# Fires Again In Santa Barbara



## Dadof4 (Mar 30, 2007)

Once again, in less than a year I find myself piling my valuables and momentos into our lifeboat on wheels. The manditory evacuation area is less than 1/4 mile from my house again. If the winds shift, we're outa here! I am optimistic we'll be OK, but it sure is nice having a place to keep our valuables and sleep on short notice. Now, if I could just tow the thing with my 65 Lemans converable.

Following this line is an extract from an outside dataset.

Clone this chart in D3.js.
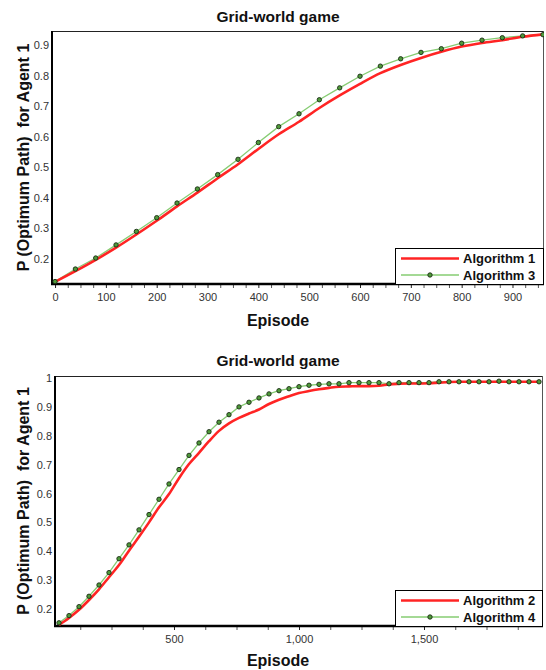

Thanks to all the Outbackers who have given me the info needed to feel so comfortable, safe, and prepaired.

You guys rock!

Jim


----------



## daisey_dukes (Jun 16, 2008)

Hang in there! God willing the winds will change! Praying for you and your neighbors.


----------



## Rob_G (Feb 16, 2006)

Good luck and godspeed. I hope it doesn't come to heading out but our thoughts and prayers go out to you regardless.


----------



## rdvholtwood (Sep 18, 2008)

Thank God you have the lifeboat! We will keep you and your family in our prayers!


----------



## MO7Bs (Apr 11, 2009)

Please be safe!

We will be praying for you and your family.


----------



## raynardo (Jun 8, 2007)

My mom had a 1965 Pontiac Le Mans convertible - it's the car we had when learned to drive. It was gorgeous - blue with a white interior. It had an overhead cam 6 cylinder.

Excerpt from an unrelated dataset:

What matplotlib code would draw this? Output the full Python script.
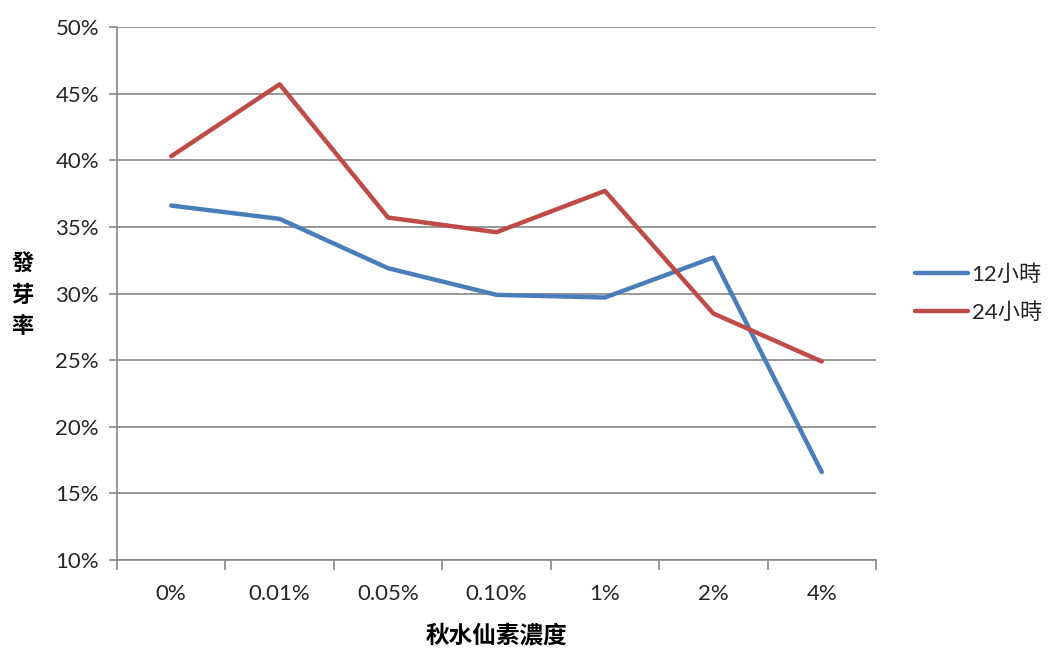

I haven't seen any maps of where the fires are in Santa Barbara.

I'm keeping my fingers crossed that you and your belongings (including the aforementioned Le Mans) will remain safe.


----------



## Calliope (Mar 12, 2009)

I'm so thankful you have a backup plan in case those winds shift. Your lifeboat must give you tremendous peace of mind knowing that all you have to do is jump in the truck and go. My thoughts and prayers are with you while you monitor the situation and wait to see what will happen.


----------



## ED_RN (Jun 25, 2006)

Fairly heavy coastal fog in Ventura this morning. Hope the same is true in S.B. that should help the firefighting efforts. All of us from this area know what the winds can be like around Gaviota on a normal day. My palms sweat when I go through there pulling the TT. Can only imagine what it is like for you right now. Be safe and don't wait to get out. Where will you go?


----------



## leaderdogmom (Feb 14, 2009)

My T's & P's are with you also. Another good reason to own on OB! Nice to know you can get out at a moments notice and have a place to stay. The LeMans is a neat car. We had a '66 at one time. Bought it for cheap with a froze up engine. DH got it to run but not without so much black smoke the neighbors almost called the fire dept! Now we have a '70 GTO, I can't image the thought of having to leave it behind. Good luck!


----------



## 4dollars (Nov 26, 2008)

They started letting people back in to some of the areas today. I was there on Thursday and all last night helping the utility with power resteration efforts. I've got more crews going up to Santa Barbara tommorow so I'm head back in the mornimg to check on them.

Hang in there it's seem to be getting better







.


----------



## hyewalt34 (May 9, 2004)

I Just got back home from doing 3 days of the TV News stuff that I do. I couldn't believe all the ash that was in the air Thursday night. It looked it was snowing on our night time live-shots! When I headed out this morning, it was cool and foggy. that's good news for all!

Walter


----------



## Dadof4 (Mar 30, 2007)

Woo Hoo! I never thought I would say it but I LOVE THE FOG! The temps dropped over 30 degrees in less than 24hrs. We'll be unpacking the OB today.

Thanks to all for your kind thoughts and prayers. The community is out of danger now and after 3 fires there is very little left to burn on the hills.

I saw the DC10 make a fire retardant drop. Amazing to see it fly so low to the mountains and execute such a sustained drop. Very cool to see the progress made by all the firefighters.

Thanks again all!


----------



## hyewalt34 (May 9, 2004)

I saw the DC-10 do a drop too! It's the Fire Terminator!

We will have the Outback at Carpinderia State Beach in June so no more fires please.

Walter


----------